Legally owned machine guns are so rare, that I will give you or your research assistant $100.00 if you can show me one conviction of a civilian (i.e. non police or military) that used their legally owned machine gun to kill someone since the National Firearms Act regulating automatic weapons was instituted in 1934.
Patrick:
The poster has some issues., but you are getting lost in the minutia and missing the point. The idea is that there is something wrong with this country when we can get even a pump action shot gun or a .44 cal revolver legally, but can’t get delicious french cheese. This is more so the case when the French cheese is banned for safety reasons. Don’t you see the irony there?
If your point is that French cheeses, (And let’s add German sausages!) should be legal to import, I’m with you.
But there certainly is an issue here, in that gun control propaganda routinely gets basic facts wrong. Knowingly wrong, to make for better propaganda.
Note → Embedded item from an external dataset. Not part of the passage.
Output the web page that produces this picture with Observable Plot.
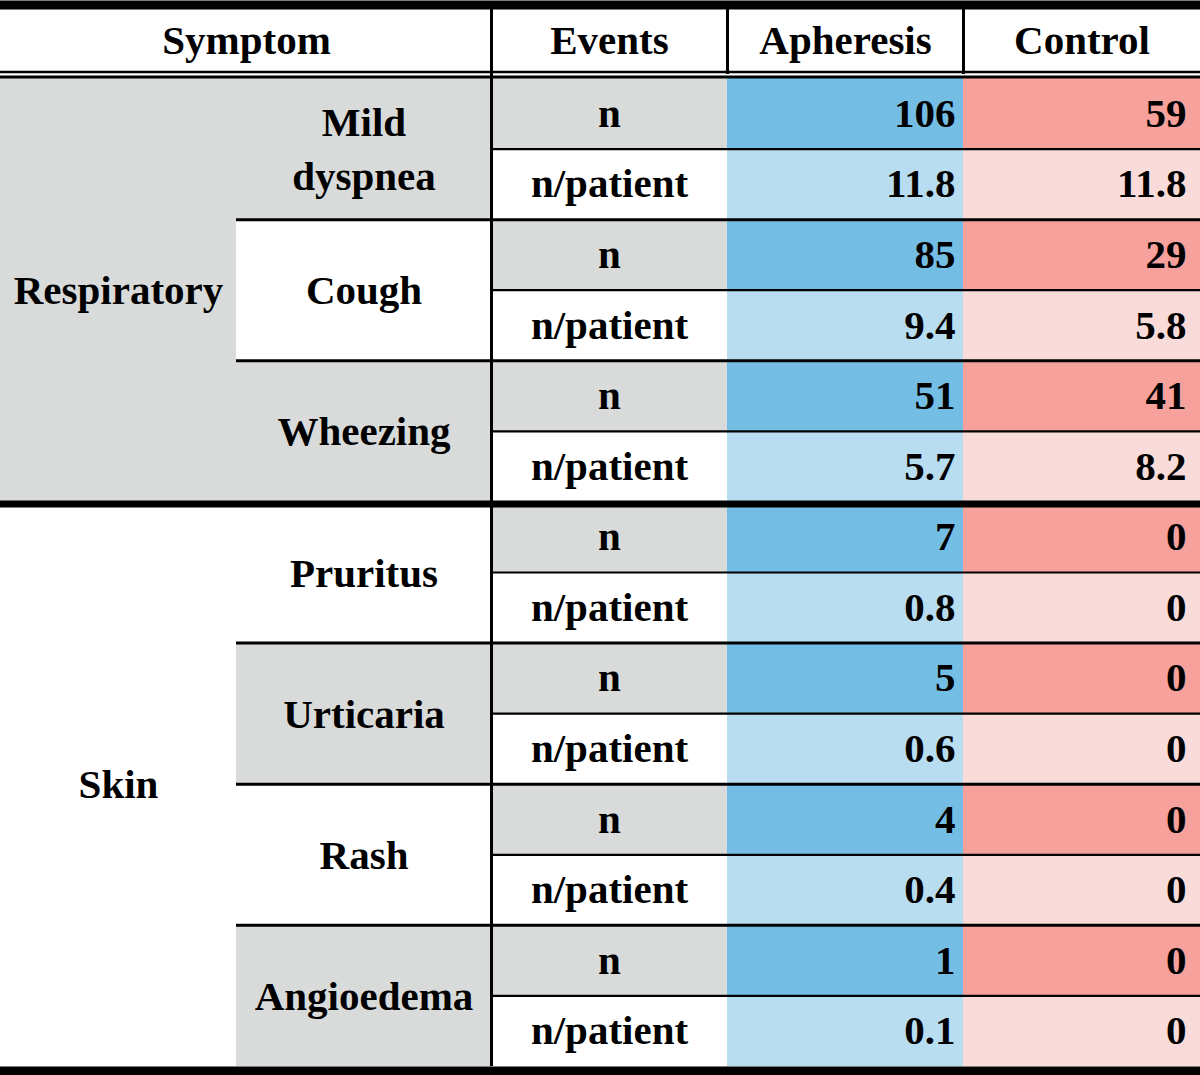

I think the term here is “lie”.
btw…its not that tough to get a weapon with serious destructive power. You can, for example, legally get (or at least could just a 5 or 6 years ago) a semi-automatic AK-47 with a 100 round clip. A few years ago I went up to Indiana to visit a friend. He had, and probably still has for all I know, a small collection of firearms including just such a weapon. We went to the local outdoor shooting range. It was a rural range and no one else was there, so the range operator didn’t object when I decided to unload the whole 100 rounds as fast as I could. It took under 2 minutes.
Let me tell you, if I can do that legally, I should be able to choose my own cheese. LOL.
Patrick, your only mistake is thinking that the anti-gun folks CARE what you think and that a reasoned argument can sway them. The kind of people who honestly don’t see why the right to gun ownership is fundamental to American society (literally and morally) are the kind of people incapable of understanding why.